By Michael Nykiel, Mortgage Loan Officer
Whether you’re a first time homebuyer or an experienced one, the task of buying a new construction home can be tedious and overwhelming. From finding a community to live in, a piece of property to settle on and a builder to bring your dream home to fruition, the process can take months, with many hours of planning and decision making.
First, you will need to find a realtor to help you with the process. Keep in mind that builders pay real estate agents their commissions, not the buyer. That’s right, the builder will pay your agent to represent you and to negotiate a better deal for you. You will want to find a realtor who is experienced in negotiating with builders and one who will be transparent with you. Once you have selected your realtor, you can develop your plan. They will be able to help you with all your wants and needs, which will help in researching different builders in your area.
Once you have decided on a piece of property and a builder, you can choose your financing options. Here are the common financing options available.
1. Construction to Permanent Loan:
Construction to permanent loans provide the funds to build the dwelling and your permanent mortgage as well. In other words, under a construction-to-permanent loan, you borrow money to pay for the cost of building your home and then once the house is complete and you move in, the loan is converted to a permanent mortgage.
The benefit of this approach is that you only have one set of closing costs to pay, reducing the overall fees you’ll pay in total.
Once it becomes a permanent mortgage — with a loan term of 15 to 30 years — you’ll make payments that cover both interest and the principal. At that time, you can opt for a fixed-rate or variable-rate mortgage.
2. Construction Only Loan:
A construction-only loan provides the funds necessary to complete the building of the property, but the borrower is responsible for either paying the loan in full at maturity (typically one year or less) or obtaining a mortgage to secure permanent financing.
The funds from the loan are disbursed based upon the percentage of the project completed, and the borrower is only responsible for interest payments on the money drawn. Construction-only loans are almost always tied to prime rate plus a margin.
These loans are subject to a change in the interest rate every time the prime moves. Construction-only loans can ultimately be costlier if you will need a permanent mortgage as well. That’s because you will be completing two separate transactions and paying two sets of fees. These are two separate loans that are totally independent of one another. Two loans, two complete sets of financing expenses.

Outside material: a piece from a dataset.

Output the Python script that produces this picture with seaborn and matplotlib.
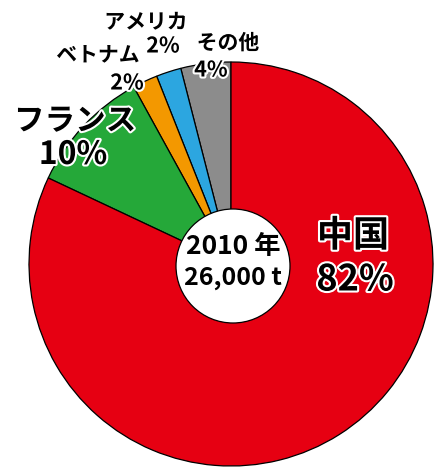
import matplotlib
matplotlib.use("Agg")
import matplotlib.pyplot as plt
import matplotlib.patheffects as pe
from matplotlib.patches import Circle
import seaborn as sns

# Production share by country, 2010 (counter-clockwise from 12 o'clock)
countries = ["その他", "アメリカ", "ベトナム", "フランス", "中国"]
shares = [4, 2, 2, 10, 82]
year_label = "2010 年"
total_label = "26,000 t"

sns.set_theme(style="white")
plt.rcParams["font.family"] = ["Noto Sans CJK JP", "DejaVu Sans"]

palette = ["#8c8c8c", "#2ca6e0", "#f39800", "#25a839", "#e60012"]

W, H = 436, 469
fig = plt.figure(figsize=(W / 100, H / 100), dpi=100)
ax = fig.add_axes([0, 0, 1, 1])

cx, cy, R = 231, H - 264, 202
ax.pie(shares, colors=palette, startangle=90, counterclock=True,
       center=(cx, cy), radius=R,
       wedgeprops=dict(edgecolor="black", linewidth=0.9))

# white centre disc
ax.add_patch(Circle((233, H - 266), 57, facecolor="white",
                    edgecolor="black", linewidth=0.9, zorder=5))

ax.set_xlim(0, W)
ax.set_ylim(0, H)
ax.set_aspect("equal")
ax.axis("off")

halo = [pe.withStroke(linewidth=3, foreground="white")]


def put(x, y, s, size):
    ax.text(x, H - y, s, ha="center", va="center", fontsize=size,
            fontweight="bold", color="black", path_effects=halo, zorder=6)


# (name position, value position, name size, value size)
layout = {
    "その他": ((228, 43), (211, 70), 15, 15.5),
    "アメリカ": ((146, 22), (163, 46), 15, 15.5),
    "ベトナム": ((98, 55), (127, 83), 15, 15.5),
    "フランス": ((75, 121), (73, 155), 22, 23),
    "中国": ((353, 236), (355, 280), 26, 26),
}
for name, share in zip(countries, shares):
    (nx, ny), (vx, vy), ns, vs = layout[name]
    put(nx, ny, name, ns)
    put(vx, vy, f"{share}%", vs)

for y, s, size in [(246, year_label, 19), (278, total_label, 18)]:
    ax.text(233, H - y, s, ha="center", va="center", fontsize=size,
            fontweight="bold", color="black", zorder=7)

fig.savefig("out.png", dpi=100, facecolor="white")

One important note is that if your financial situation worsens during the construction process, due to a job loss, for example, you might not be able to qualify for a mortgage later on that actually allows you to move into your new house.
3. End Loans
An end loan is another name for a mortgage. There is a construction loan that’s roughly 12 to 18 months in duration and is purely for new construction. When the house is complete and that loan gets repaid, you need to go out and get an end loan — or a mortgage.